I have to say as well, I'm freaking out about the Rings of Power, because it's gonna be the best! Say what you will but having listened and read from places that are trust worthy and are actually quoting the showrunners and everyone involved properly, you will find that they have poured over the books, the appendices, the letters and documents and everything that Tolkien wrote, the Tolkien Estate and Tolkien's own grandson have collaborated with them closely, so all of the lands, kingdoms, peoples, story lines, characters and all of the small details have received approval from the Estate. They've said clearly that they have all the creative freedom they like but they "cannot" move from the story line.
Plus I've been praying the novena to Our Lady Untier of Knots for the whole project.

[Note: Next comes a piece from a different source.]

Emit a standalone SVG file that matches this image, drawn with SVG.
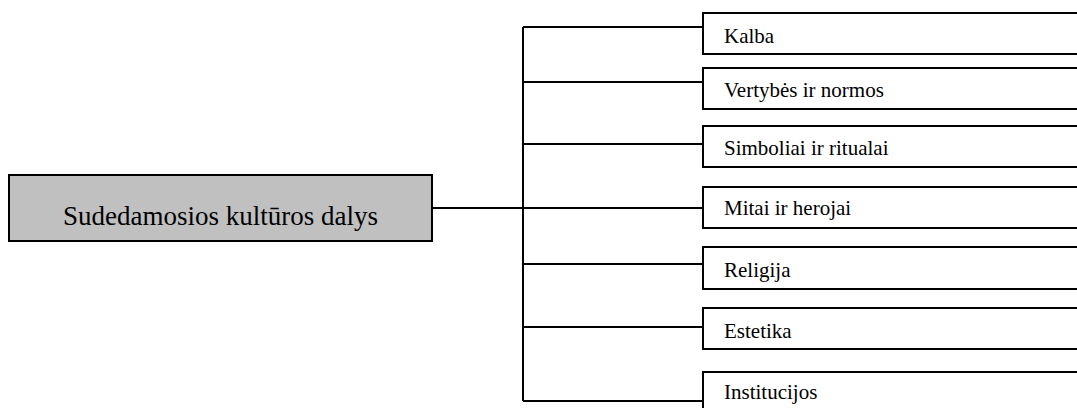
<svg xmlns="http://www.w3.org/2000/svg" width="1077" height="408" viewBox="0 0 1077 408">
<style>
.box{fill:#fff;stroke:#000;stroke-width:2}
.main{fill:#c0c0c0;stroke:#000;stroke-width:2}
.lbl{font-family:"Liberation Serif","Times New Roman",serif;font-size:21px;fill:#000}
.mlbl{font-family:"Liberation Serif","Times New Roman",serif;font-size:27px;fill:#000}
#connectors path{fill:none;stroke:#000;stroke-width:2}
</style>
<rect width="1077" height="408" fill="#fff"/>
<g id="connectors">
<path d="M432 208H523"/>
<path d="M523 27V401"/>
<path d="M523 27H703M523 82H703M523 144H703M523 208H703M523 264H703M523 327H703M523 401H703"/>
</g>
<g id="main">
<rect class="main" x="9" y="175" width="423" height="66"/>
<text class="mlbl" x="220.5" y="225" text-anchor="middle">Sudedamosios kultūros dalys</text>
</g>
<g id="kalba"><rect class="box" x="703" y="13" width="380" height="41"/><text class="lbl" x="724" y="43">Kalba</text></g>
<g id="vertybes"><rect class="box" x="703" y="68" width="380" height="41"/><text class="lbl" x="724" y="97">Vertybės ir normos</text></g>
<g id="simboliai"><rect class="box" x="703" y="126" width="380" height="41"/><text class="lbl" x="724" y="155">Simboliai ir ritualai</text></g>
<g id="mitai"><rect class="box" x="703" y="187" width="380" height="41"/><text class="lbl" x="724" y="215">Mitai ir herojai</text></g>
<g id="religija"><rect class="box" x="703" y="247" width="380" height="42"/><text class="lbl" x="724" y="277">Religija</text></g>
<g id="estetika"><rect class="box" x="703" y="308" width="380" height="41"/><text class="lbl" x="724" y="338">Estetika</text></g>
<g id="institucijos"><rect class="box" x="703" y="372" width="380" height="42"/><text class="lbl" x="724" y="399">Institucijos</text></g>
</svg>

You can say I can't do that and our Lady won't listen all you like, jeez you can pray I get struck by lightning, whatever it is praying for those people is doing far more than complaining. Tolkien is interceding for them and I'm doing the same. Beauty will save the world and the showrunners have said of this project clearly: "When you read Tolkien's books, you can tell how much he appreciates beauty, so the show is full of beauty."
Our Lady, Queen of Peace, pray for us
Sounds not working
I like Catholic Jamie, but having a third person interject off camera breaks the flow of conversation.
Nerd of the Rings is a great channel! Also you're too kind to Amazon, Bill.
😂 Hopeful I guess with Amazon but perhaps a fools hope!